Sec. 2 — Default Feed

Feeds shall be presented in reverse chronological order from followed accounts only.

Sec. 3 — Enforcement

FTC enforcement. Civil penalty up to $40,000 per minor user per violating day.

Sec. 4 — Funding

$80 million to the FTC for FY26 to establish enforcement and audit capacity.

Tournament Prep

Mechanical parts, sourced & timed

Use this as your pre-round checklist. Memorize the source citation. Time yourself to the delivery target.

Bill / Number
S. 1199 — A Bill to Ban Recommendation Algorithms for Users Under 18
Funding source
$80M FTC appropriation for FY26.
Timeline
Compliance at next FTC rulemaking cycle.
Plausible — but expect 18+ months of First Amendment litigation (NetChoice v. Paxton).
Enforcing agency
Federal Trade Commission.
Yes for unfair/deceptive practices; First Amendment scope is contested.
Penalty for non-compliance
Up to $40,000 per minor user per violating day.
Source citation
APA Health Advisory (2023), 'Social Media Use in Adolescence' — apa.org.
Delivery time (read aloud)
1:10 (70s)
Strongest counter-argument

NetChoice v.

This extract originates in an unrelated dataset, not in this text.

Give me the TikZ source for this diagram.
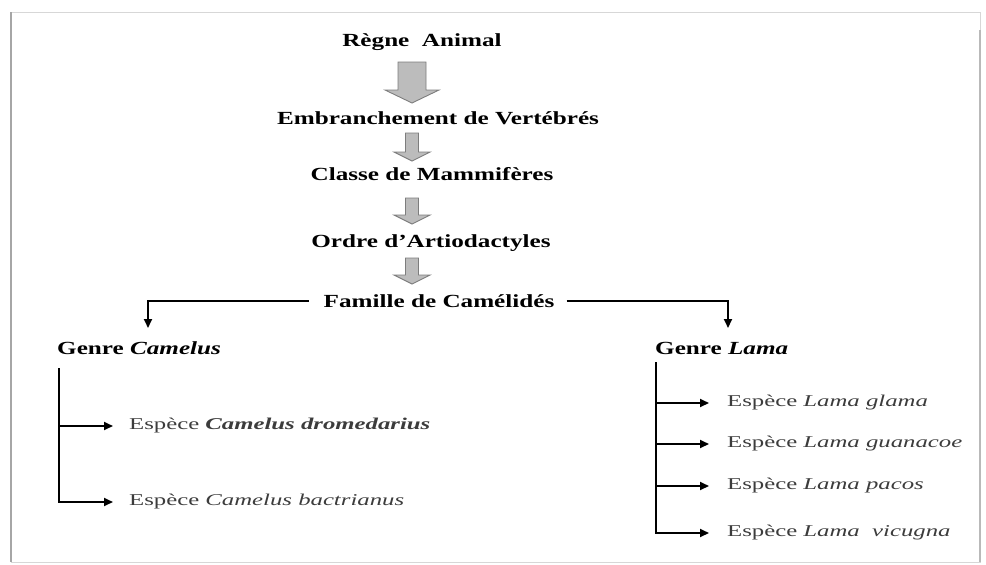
\documentclass[tikz,border=0pt]{standalone}
\usepackage{fontspec}
\setmainfont{Liberation Serif}
\newfontfamily\rangfont{Liberation Serif}[FakeStretch=1.36]
\newfontfamily\especefont{Liberation Serif}[FakeStretch=1.5]
\definecolor{FlecheGris}{RGB}{188, 188, 188}
\definecolor{BordGris}{RGB}{125, 125, 125}
\definecolor{TexteGris}{RGB}{60, 60, 60}
\definecolor{CadreGris}{RGB}{215, 215, 215}
\usetikzlibrary{arrows.meta, positioning, calc}

% grosse fleche grise : x, haut, base de la pointe, pointe, demi-tige, demi-pointe
\newcommand{\flecheBloc}[6]{%
  \filldraw[fill=FlecheGris, draw=BordGris, line width=0.9pt]
    ({#1-#5}, #2) -- ({#1+#5}, #2) -- ({#1+#5}, #3) -- ({#1+#6}, #3)
    -- (#1, #4) -- ({#1-#6}, #3) -- ({#1-#5}, #3) -- cycle;}

\tikzset{
  rang/.style={font=\rangfont\bfseries\fontsize{18.5}{20}\selectfont, inner sep=0pt},
  espece/.style={font=\especefont\fontsize{16.5}{18}\selectfont, text=TexteGris, inner sep=0pt, anchor=west},
  lien/.style={line width=2pt, -{Triangle[length=9pt, width=8pt]}},
}

\begin{document}
\begin{tikzpicture}[x=1pt, y=-1pt]
        \useasboundingbox (0,0) rectangle (986,565);

        % Cadre
        \draw[CadreGris] (11,12) rectangle (980,562);
        \draw[gray!70, line width=2pt] (11,12) -- (11,562);
        \draw[gray!55, line width=1.5pt] (980,30) -- (980,562);

        % Rangs superieurs
        \node[rang, anchor=base] (regne) at (422,46) {Règne\ \ Animal};
        \node[rang, anchor=base] (embranchement) at (438,124) {Embranchement de Vertébrés};
        \node[rang, anchor=base] (classe) at (432,180) {Classe de Mammifères};
        \node[rang, anchor=base] (ordre) at (431,247) {Ordre d’Artiodactyles};
        \node[rang, anchor=base] (famille) at (439,307) {Famille de Camélidés};

        % Fleches grises
        \flecheBloc{412}{62}{90}{103}{14}{27}
        \flecheBloc{412}{133}{152}{161}{6.5}{18}
        \foreach \haut in {198,258} {
            \flecheBloc{412}{\haut}{\haut+17}{\haut+26}{6.5}{18}
        }

        % Genres
        \node[rang, anchor=base west] (camelus) at (57,354) {Genre \textit{Camelus}};
        \node[rang, anchor=base west] (lama) at (655,354) {Genre \textit{Lama}};
        \coordinate (c-haut) at (148,328);
        \coordinate (l-haut) at (728,328);
        \draw[lien] ([xshift=-15pt]famille.west) -| (c-haut);
        \draw[lien] ([xshift=12pt]famille.east) -| (l-haut);

        % Especes du genre Camelus
        \node[espece] (dromedarius) at (129,426) {Espèce \textbf{\textit{Camelus dromedarius}}};
        \node[espece] (bactrianus) at (129,502) {Espèce \textit{Camelus bactrianus}};
        \coordinate (c-tronc) at (59,368);
        \draw[lien] (c-tronc) |- ([xshift=-16pt]bactrianus.west);
        \draw[lien] (c-tronc |- dromedarius.west) -- ([xshift=-16pt]dromedarius.west);

        % Especes du genre Lama
        \foreach \nom/\y [count=\i] in {Lama glama/403, Lama guanacoe/444, Lama pacos/486, Lama\ \ vicugna/533} {
            \node[espece] (lama\i) at (727,\y) {Espèce \textit{\nom}};
        }
        \coordinate (l-tronc) at (656,362);
        \draw[lien] (l-tronc) |- ([xshift=-18pt]lama4.west);
        \foreach \i in {1,2,3} {
            \draw[lien] (l-tronc |- lama\i.west) -- ([xshift=-18pt]lama\i.west);
        }
    \end{tikzpicture}
\end{document}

Bonta (2024) suggests algorithmic mandates violate the First Amendment.

Your pre-emptive answer

Bonta enjoined a *design-code* law; this bill targets a narrower category — engagement-optimization on under-18 accounts — and offers a least-restrictive alternative (chronological feeds). APA (2023) documented direct causal evidence on adolescent depression and algorithmic exposure.